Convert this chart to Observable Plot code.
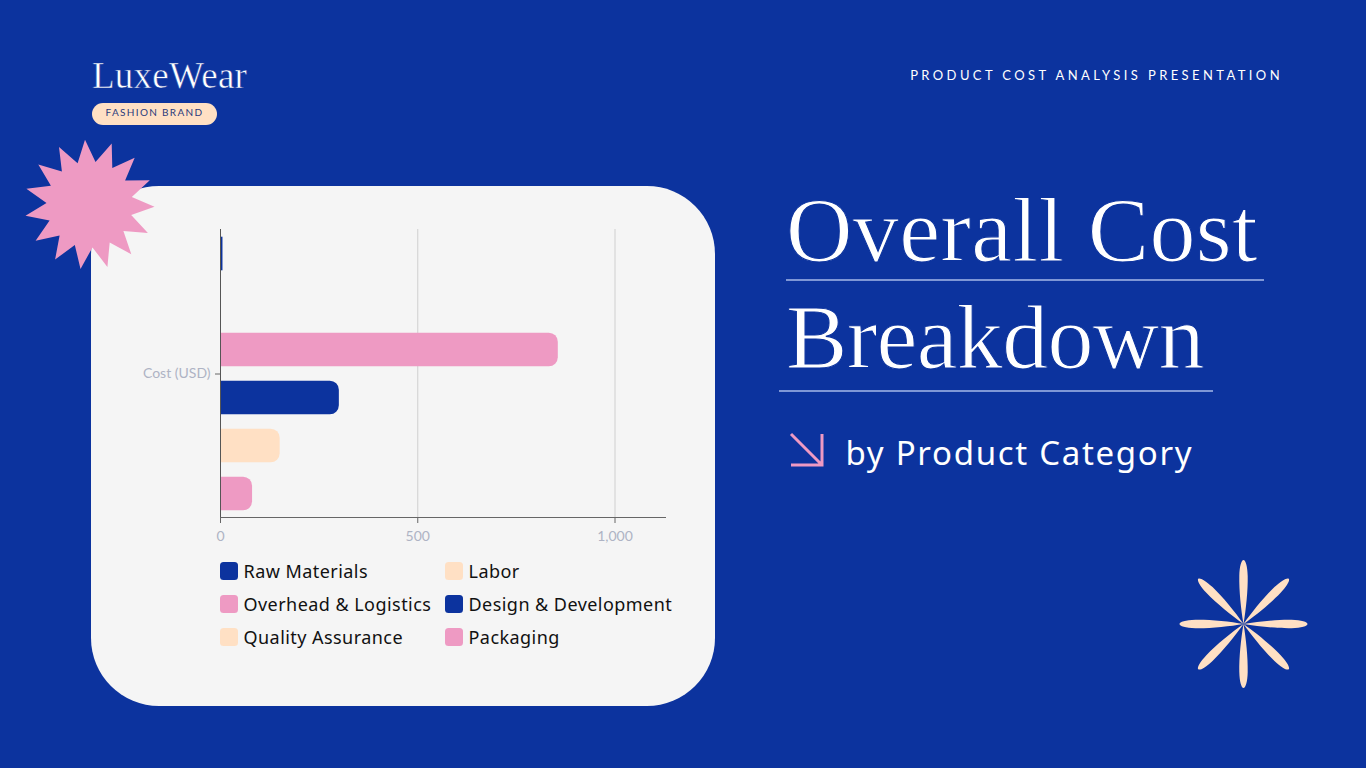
<!DOCTYPE html>
<html>
<head>
<meta charset="utf-8">
<script src="https://cdn.jsdelivr.net/npm/d3@7"></script>
<script src="https://cdn.jsdelivr.net/npm/@observablehq/plot@0.6"></script>
<style>
  html, body { margin: 0; padding: 0; width: 1366px; height: 768px; overflow: hidden; background: #0C339E; }
  .abs { position: absolute; white-space: nowrap; }
  #card { left: 91px; top: 186px; width: 624px; height: 520px; background: #F5F5F5; border-radius: 68px; }
  #chart { left: 91px; top: 186px; }
  .swatch { position: absolute; width: 18px; height: 18px; border-radius: 3.5px; }
  .legend-label { position: absolute; font-family: "Noto Sans", sans-serif; font-size: 18px; letter-spacing: 0.45px; color: #111; line-height: 20px; }
  .title { font-family: "Liberation Serif", serif; color: #fff; font-size: 92px; line-height: 100px; -webkit-text-stroke: 1.1px #0C339E; }
  .rule { height: 2px; background: #7F97D6; }
</style>
</head>
<body>
<div id="card" class="abs"></div>
<div id="chart" class="abs"></div>
<div id="legend"></div>

<div class="abs" style="left:92px;top:56px;font-family:'Liberation Serif',serif;font-size:37px;line-height:40px;letter-spacing:0.25px;color:#fff;-webkit-text-stroke:0.5px #0C339E;">LuxeWear</div>
<div class="abs" style="left:92px;top:103px;width:125px;height:22px;border-radius:11px;background:#FFE0C4;color:#2A3A7C;font-family:Lato,sans-serif;font-size:10px;letter-spacing:1.32px;line-height:19px;text-align:center;">FASHION BRAND</div>
<div class="abs" style="right:83px;top:66px;font-family:Lato,sans-serif;font-size:13px;letter-spacing:3.4px;line-height:18px;color:#fff;">PRODUCT COST ANALYSIS PRESENTATION</div>

<div class="abs title" style="left:786px;top:180px;letter-spacing:0.35px;">Overall Cost</div>
<div class="abs rule" style="left:786px;top:279px;width:478px;"></div>
<div class="abs title" style="left:786px;top:287px;letter-spacing:-0.7px;">Breakdown</div>
<div class="abs rule" style="left:779px;top:390px;width:434px;"></div>
<div class="abs" style="left:845.5px;top:430px;font-family:'Noto Sans',sans-serif;font-size:33px;letter-spacing:1.7px;line-height:46px;color:#fff;">by Product Category</div>

<svg class="abs" style="left:0;top:0;" width="1366" height="768" id="deco"></svg>

<script>
const categories = ["Raw Materials", "Labor", "Overhead & Logistics", "Design & Development", "Quality Assurance", "Packaging"];
const costs = [5, 0, 855, 300, 150, 80];
const barColors = ["#0C339E", "#FFE0C4", "#EE9AC3", "#0C339E", "#FFE0C4", "#EE9AC3"];
const groupLabel = "Cost (USD)";
const xTicks = [0, 500, 1000];

const rows = categories.map((category, i) => ({category, cost: costs[i], group: groupLabel}));
const barOptions = {x: "cost", y: "category", fy: "group", fill: "category", dx: 0.5, dy: 0.5};

const plot = Plot.plot({
  width: 624,
  height: 360,
  marginLeft: 129,
  marginRight: 50,
  marginTop: 43,
  marginBottom: 29,
  style: {background: "transparent", fontFamily: "Lato, sans-serif", fontSize: "14px"},
  x: {domain: [0, 1128], axis: null},
  y: {domain: categories, axis: null, paddingInner: 0.3, paddingOuter: 0.15, round: false},
  fy: {domain: [groupLabel], padding: 0, axis: null},
  color: {domain: categories, range: barColors},
  marks: [
    Plot.gridX(xTicks, {stroke: "#CFCFCF", strokeOpacity: 1, strokeWidth: 1}),
    Plot.barX(rows.filter(d => d.cost >= 20), {...barOptions, rx2: 9}),
    Plot.barX(rows.filter(d => d.cost < 20), barOptions),
    Plot.frame({anchor: "left", stroke: "#555"}),
    Plot.frame({anchor: "bottom", stroke: "#666"}),
    Plot.axisX({ticks: xTicks, tickFormat: d3.format(","), tickSize: 6, tickPadding: 8, stroke: "#666", color: "#AEB3C4", label: null, anchor: "bottom"}),
    Plot.axisFy({anchor: "left", tickSize: 5, tickPadding: 5, dy: 0.5, stroke: "#666", color: "#AEB3C4", label: null})
  ]
});
document.getElementById("chart").appendChild(plot);

// Legend (HTML, below the plot)
const legend = document.getElementById("legend");
const legendCols = [220, 445];
const legendRows = [562, 595, 628];
categories.forEach((c, i) => {
  const left = legendCols[i % 2], top = legendRows[Math.floor(i / 2)];
  const s = document.createElement("div");
  s.className = "swatch";
  s.style.cssText = `left:${left}px;top:${top}px;background:${barColors[i]}`;
  legend.appendChild(s);
  const t = document.createElement("div");
  t.className = "legend-label abs";
  t.style.cssText = `left:${left + 23.5}px;top:${top - 1}px`;
  t.textContent = c;
  legend.appendChild(t);
});

// Decorations
const ns = "http://www.w3.org/2000/svg";
const deco = document.getElementById("deco");
function add(tag, attrs) {
  const el = document.createElementNS(ns, tag);
  for (const k in attrs) el.setAttribute(k, attrs[k]);
  deco.appendChild(el);
  return el;
}
// starburst
const spikes = 15, cx = 89.5, cy = 204.5, rOut = 65, rIn = 43, rot = -94;
let pts = [];
for (let i = 0; i < spikes * 2; i++) {
  const a = (rot + i * 180 / spikes) * Math.PI / 180;
  const r = i % 2 ? rIn : rOut;
  pts.push((cx + r * Math.cos(a)).toFixed(1) + "," + (cy + r * Math.sin(a)).toFixed(1));
}
add("polygon", {points: pts.join(" "), fill: "#EE9AC3"});
// arrow
add("path", {d: "M791 434 L822 465 M822 434 V465 H791", fill: "none", stroke: "#EE9AC3", "stroke-width": 3});
// flower
for (let i = 0; i < 8; i++) {
  add("path", {
    d: "M0 0 C-2.5 -14 -4.5 -34 -4.2 -48 C-4 -58 -2 -64 0 -64 C2 -64 4 -58 4.2 -48 C4.5 -34 2.5 -14 0 0 Z",
    fill: "#FFE0C4",
    transform: `translate(1243.5 624) rotate(${i * 45})`
  });
}
</script>
</body>
</html>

------------------------------

* Request:
Find the lines holding "chart" and list every one.

* Result of this task:
Convert this chart to Observable Plot code.
  #chart { left: 91px; top: 186px; }
<div id="chart" class="abs"></div>
document.getElementById("chart").appendChild(plot);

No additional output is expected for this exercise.